Further, your ::ingredients map spec will get checked first, before you have even written ::recipe's spec, and you will fail fast.

(Interestingly, if you want, s/cat adds a further operation. It checks that it gets all the data, but it returns the data slotted in with the keywords you specified. By using s/conform with s/cat, you’ve transformed your data.)

To build more sophisticated data descriptions, like “my user needs to provide either a phone number or an email,” s/alt lets you pick one or the other. No more defining tests as you write your Reactive code!

Be aware that our data regexes won’t reach inside collections by default. We can use something like (s/cat :nums (s/coll-of number? [])) to reach inside. Or you can nest your s/spec calls to look at each nested collection, which is in particular the right way to use your regex spec: (s/cat :nums (s/spec (s/+ number?))).
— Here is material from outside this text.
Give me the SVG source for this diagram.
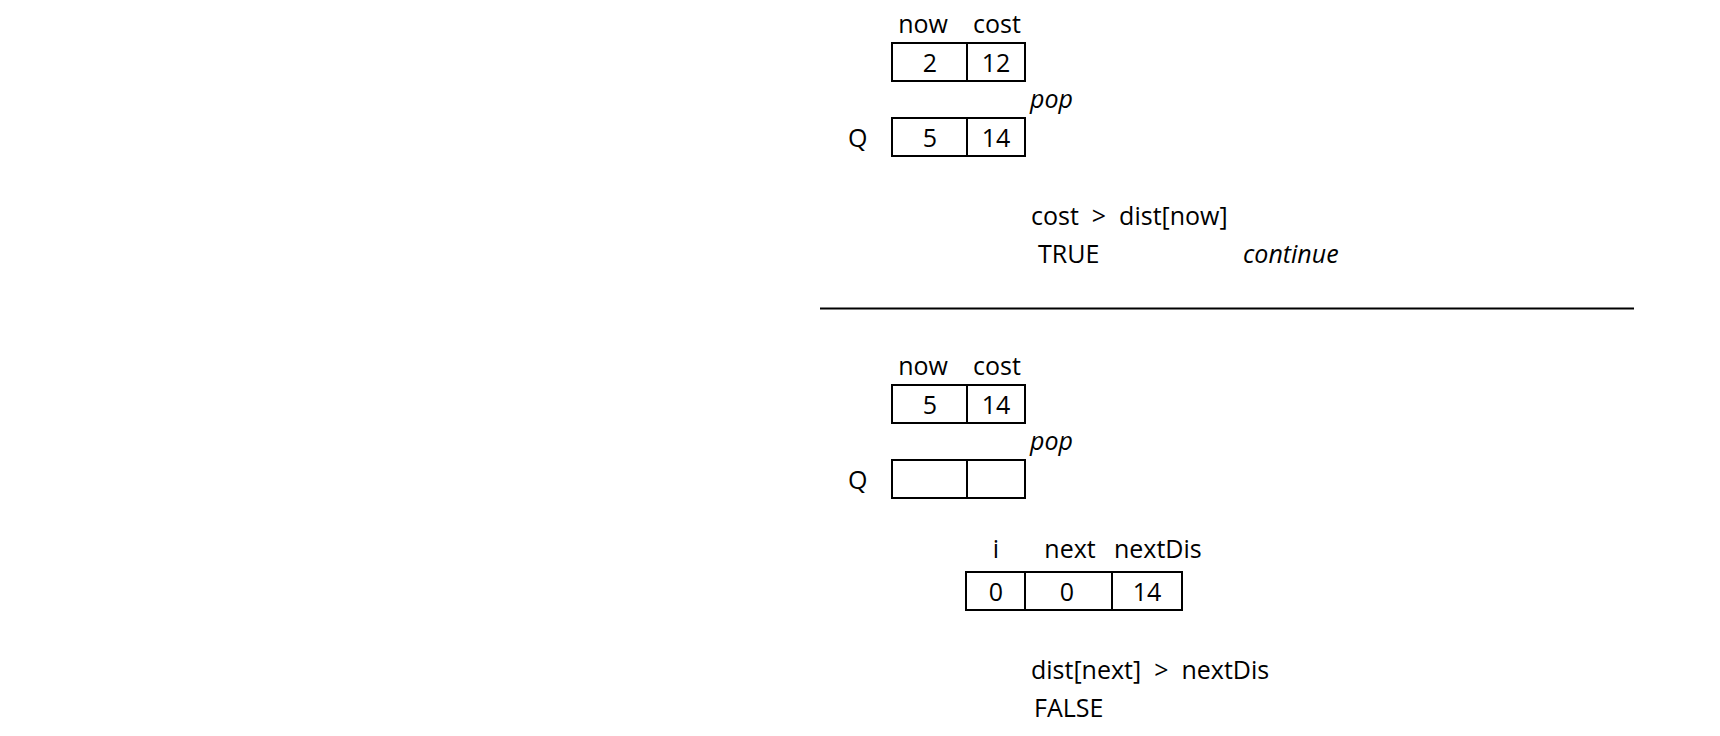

You can fully specify a function by providing three specs: one for its arguments, one for its return value, and one for the operation of the function. You can put all three of these in s/fdef, and you can call s/instrument on your function to get a wrapped version of your function testing the arguments spec.

After you’re done all that, as much as you would like, s/gen will generate tests for you. s/explain generates an error message, and formats it in a string with s/explain-str or as data with s/explain-data.

Flexible and Powerful

I’m hoping that Spec will make typing look downright limited as a program description. Ambrose Bonnaire-Sergeant is working on generating automatic type annotations with Typed Clojure, and I’m curious to see how Spec could take advantage of that project.

The future looks bright for an even more expressive and safe language that goes beyond the old typed-dynamic antagonisms!